Bush still pushing Colombia trade pact

Says deal is 'dead' unless House acts

President Bush spoke after a Cabinet meeting in the White House yesterday about the proposed trade deal with Colombia that is languishing. President Bush spoke after a Cabinet meeting in the White House yesterday about the proposed trade deal with Colombia that is languishing. (Shawn Thew-Pool/Getty Images)
Email|Print|Single Page| Text size + By Deb Riechmann
Associated Press / April 15, 2008

WASHINGTON - President Bush stepped up pressure yesterday on Congress to approve a controversial free-trade pact with Colombia, saying the deal is "dead" unless House Speaker Nancy Pelosi schedules a vote.

After a meeting with his Cabinet, Bush said it's not in America's interest to "stiff an ally" like Colombia.

Bush sent the agreement to Capitol Hill earlier this month, but the House, led by Democrats, decided to eliminate a rule forcing a vote on the deal within 60 legislative days. The House's decision probably kills consideration of the Colombia agreement this year, leaving it for the next administration.

"This free trade agreement is in our national interests," Bush said. "Yet that bill is dead unless the speaker schedules a definite vote. This was an unprecedented move. It's not in our country's interests that we stiff an ally like Colombia and that we don't encourage our goods and services to be sold overseas."

Pelosi, Democrat of California, who initiated the rule change, blames Bush for submitting the agreement before a consensus was reached with congressional leaders on outstanding differences. She has said that whether the agreement is dead for the year depends on the good faith of negotiations between Democrats and the White House.

Bush has staked out free trade as one of his chief economic legacies, winning a bruising battle to implement the Central American Free Trade Agreement with six Latin American countries, as well as a number of individual pacts. While two other agreements with Panama and South Korea are also pending, analysts said the Colombia agreement is likely to be the last one that has any chance of winning approval in Bush's last year in office.

The administration insisted the deal would be good for the United States economically because it would eliminate high barriers that US exports to Colombia now face, while most Colombian products are already entering the United States duty-free under trade preference laws.

Trade also is shaping up as a key issue in the presidential campaign and in the fight for control of Congress.

The administration charged that Democrats were forsaking a key South American ally, while Democrats said Colombia needed to do more to halt the violence against union organizers before the pact could be considered.

In explaining their opposition, Democrats have cited the continued violence against organized labor in Colombia and differences with the administration over how to extend a program that helps US workers displaced by foreign competition.

White House press secretary Dana Perino told reporters later that unless Pelosi schedules a vote, she will be accused of killing the deal. Perino said that she was not aware of any conversations between Bush and Pelosi since last week, but that presidential advisers are working with lawmakers.

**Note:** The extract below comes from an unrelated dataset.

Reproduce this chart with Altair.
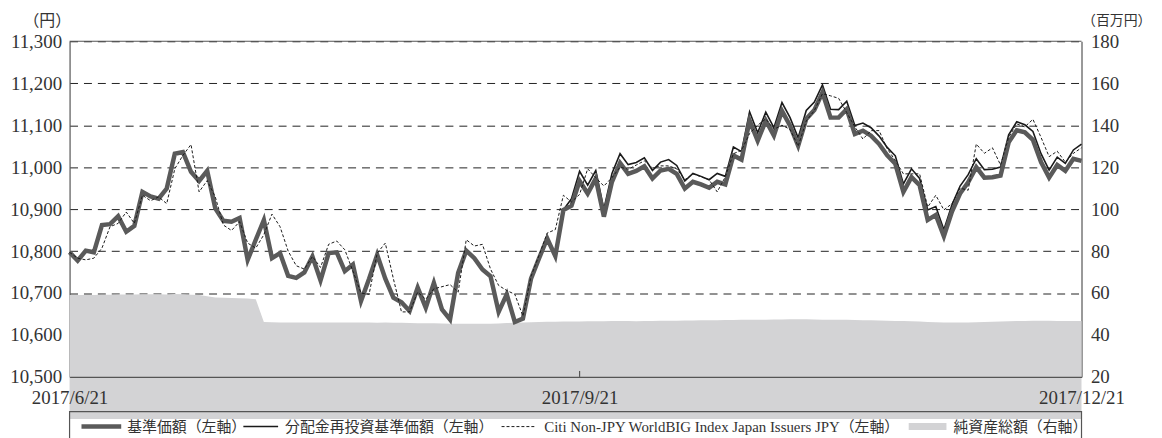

"The president believes she [Pelosi] made a choice to kill the Colombia free trade agreement, and that if, and until, she schedules a vote on the Colombia free trade agreement, she has, in effect, killed it," Perino said.

Perino would not speculate about the prospects of getting such a vote.

Bush also talked with Cabinet members about the US economy and urged lawmakers to make his tax cuts permanent. Noting that income taxes are due today, Bush said the economic stimulus package will allow some tax payments to be returned to taxpayers.

"The second week of May, checks and/or credits to your account will start coming to you," Bush said. "And that's going to be an important part of making sure this economy begins to recover in a way that will add confidence and hope."

"One way Congress can act is to make the tax cuts permanent. If they really are that concerned about economic uncertainty, they ought to create certainty in the tax code."

He said his administration has set up programs to help more homeowners stay in their homes, but that Congress needs to modernize the Federal Housing Administration and implement other changes that will encourage the housing market to turn around.